[TO DO]: Return the lines that follow, exactly as they appear, from the first through the one containing "z = [[col[i]"; no pictures are to be included.

[DATA SHOWN]:
--- start ---

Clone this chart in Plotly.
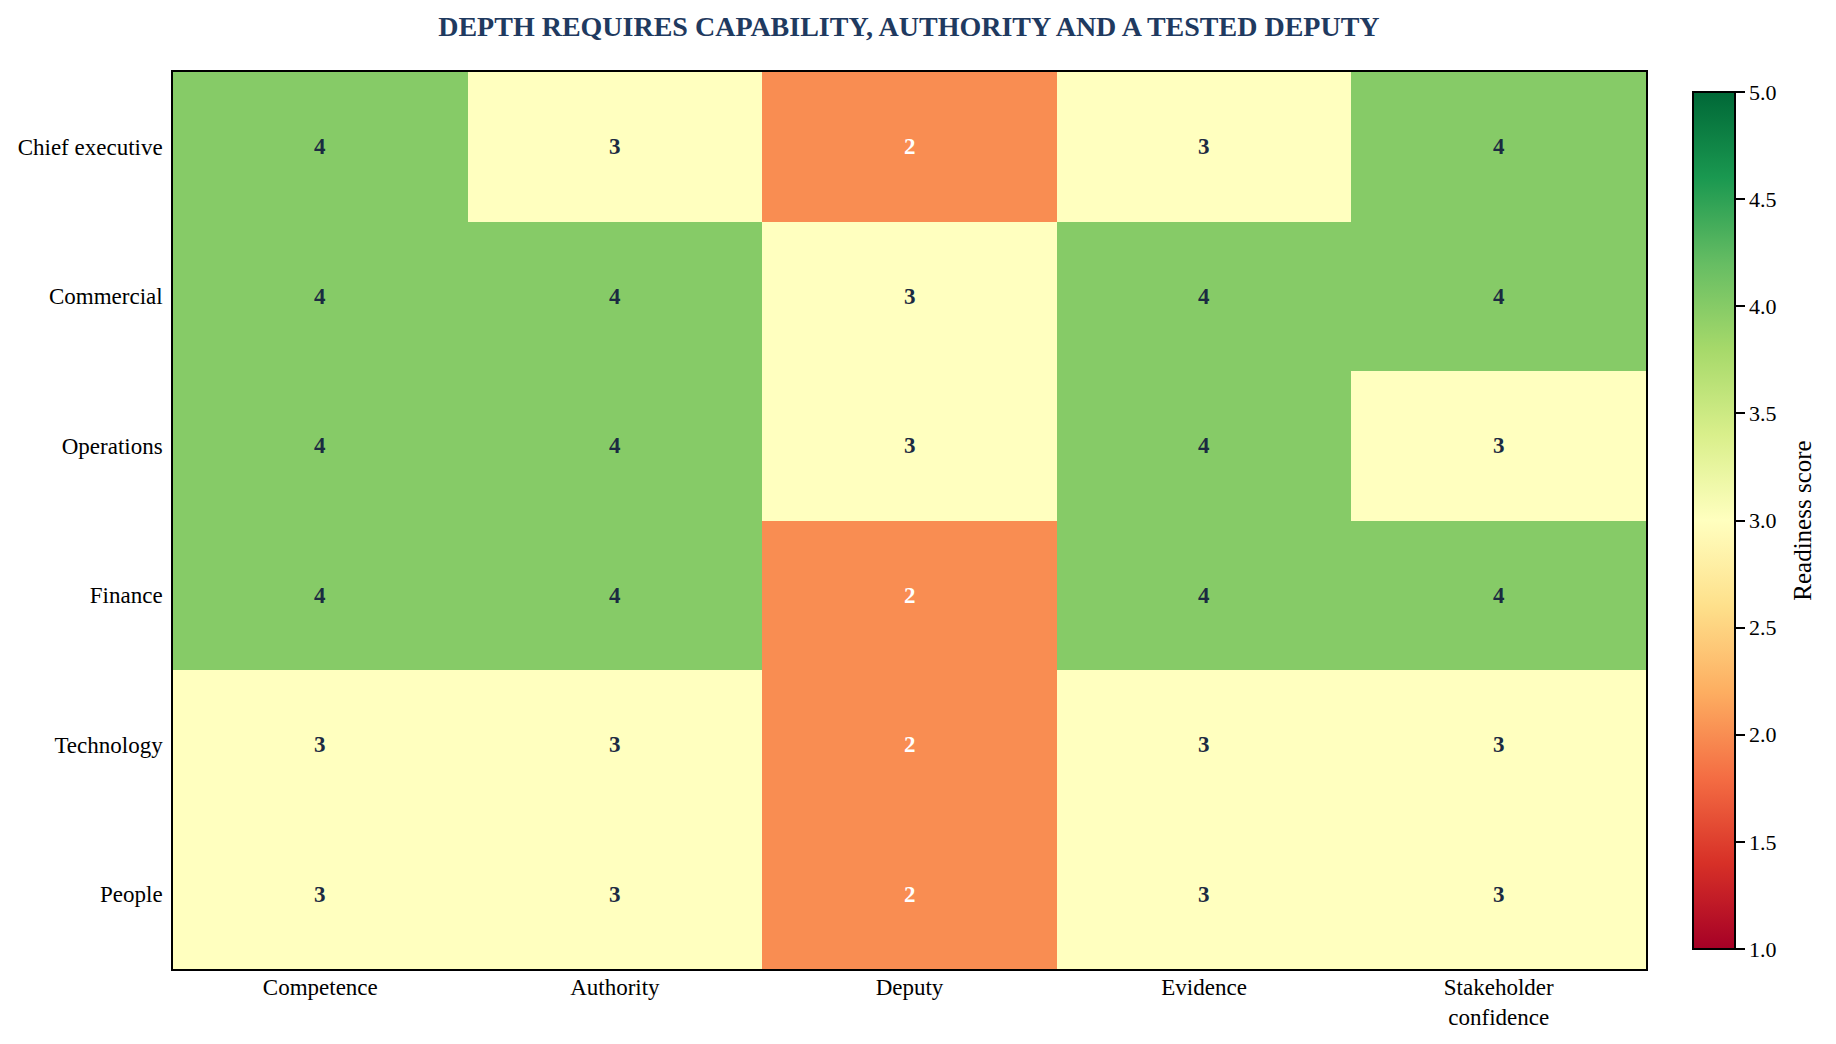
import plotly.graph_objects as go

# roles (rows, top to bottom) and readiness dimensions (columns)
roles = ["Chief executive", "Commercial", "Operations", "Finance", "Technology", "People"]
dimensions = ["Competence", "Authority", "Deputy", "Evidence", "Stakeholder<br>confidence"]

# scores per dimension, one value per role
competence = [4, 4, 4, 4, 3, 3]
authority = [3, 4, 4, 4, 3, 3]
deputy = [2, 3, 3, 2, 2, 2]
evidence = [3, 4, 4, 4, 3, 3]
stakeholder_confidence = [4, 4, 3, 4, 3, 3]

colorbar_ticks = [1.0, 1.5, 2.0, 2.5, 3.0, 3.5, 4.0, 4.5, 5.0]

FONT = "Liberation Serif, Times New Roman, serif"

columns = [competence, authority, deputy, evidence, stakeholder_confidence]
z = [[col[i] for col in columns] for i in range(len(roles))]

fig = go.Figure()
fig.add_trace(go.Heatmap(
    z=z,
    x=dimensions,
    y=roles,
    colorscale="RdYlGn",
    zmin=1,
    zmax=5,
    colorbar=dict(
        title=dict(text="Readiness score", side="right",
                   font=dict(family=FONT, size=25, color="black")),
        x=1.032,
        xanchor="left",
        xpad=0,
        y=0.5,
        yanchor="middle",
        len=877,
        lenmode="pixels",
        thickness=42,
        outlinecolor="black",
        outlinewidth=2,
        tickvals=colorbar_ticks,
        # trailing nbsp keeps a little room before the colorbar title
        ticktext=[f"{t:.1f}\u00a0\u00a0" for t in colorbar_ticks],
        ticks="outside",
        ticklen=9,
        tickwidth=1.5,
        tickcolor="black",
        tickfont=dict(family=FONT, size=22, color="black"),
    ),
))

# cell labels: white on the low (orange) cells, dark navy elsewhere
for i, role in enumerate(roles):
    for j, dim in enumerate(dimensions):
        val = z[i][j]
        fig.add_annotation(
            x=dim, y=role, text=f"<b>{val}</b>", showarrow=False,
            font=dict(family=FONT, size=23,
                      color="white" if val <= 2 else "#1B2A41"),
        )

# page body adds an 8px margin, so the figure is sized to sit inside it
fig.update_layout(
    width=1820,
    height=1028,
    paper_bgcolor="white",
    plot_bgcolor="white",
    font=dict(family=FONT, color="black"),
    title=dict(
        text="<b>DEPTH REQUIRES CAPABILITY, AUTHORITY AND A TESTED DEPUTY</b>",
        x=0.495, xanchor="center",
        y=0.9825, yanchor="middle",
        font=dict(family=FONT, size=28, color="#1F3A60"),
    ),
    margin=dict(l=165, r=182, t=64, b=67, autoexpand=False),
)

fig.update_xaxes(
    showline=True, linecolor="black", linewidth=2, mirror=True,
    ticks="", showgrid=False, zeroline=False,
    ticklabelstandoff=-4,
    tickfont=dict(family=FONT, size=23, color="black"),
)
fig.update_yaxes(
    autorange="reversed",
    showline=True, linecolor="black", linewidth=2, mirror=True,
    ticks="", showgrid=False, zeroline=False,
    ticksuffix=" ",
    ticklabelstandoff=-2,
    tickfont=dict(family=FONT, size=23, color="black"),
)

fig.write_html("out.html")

--- end ---

[SOLUTION FOR THIS EXERCISE]:
Clone this chart in Plotly.
import plotly.graph_objects as go

# roles (rows, top to bottom) and readiness dimensions (columns)
roles = ["Chief executive", "Commercial", "Operations", "Finance", "Technology", "People"]
dimensions = ["Competence", "Authority", "Deputy", "Evidence", "Stakeholder<br>confidence"]

# scores per dimension, one value per role
competence = [4, 4, 4, 4, 3, 3]
authority = [3, 4, 4, 4, 3, 3]
deputy = [2, 3, 3, 2, 2, 2]
evidence = [3, 4, 4, 4, 3, 3]
stakeholder_confidence = [4, 4, 3, 4, 3, 3]

colorbar_ticks = [1.0, 1.5, 2.0, 2.5, 3.0, 3.5, 4.0, 4.5, 5.0]

FONT = "Liberation Serif, Times New Roman, serif"

columns = [competence, authority, deputy, evidence, stakeholder_confidence]
z = [[col[i] for col in columns] for i in range(len(roles))]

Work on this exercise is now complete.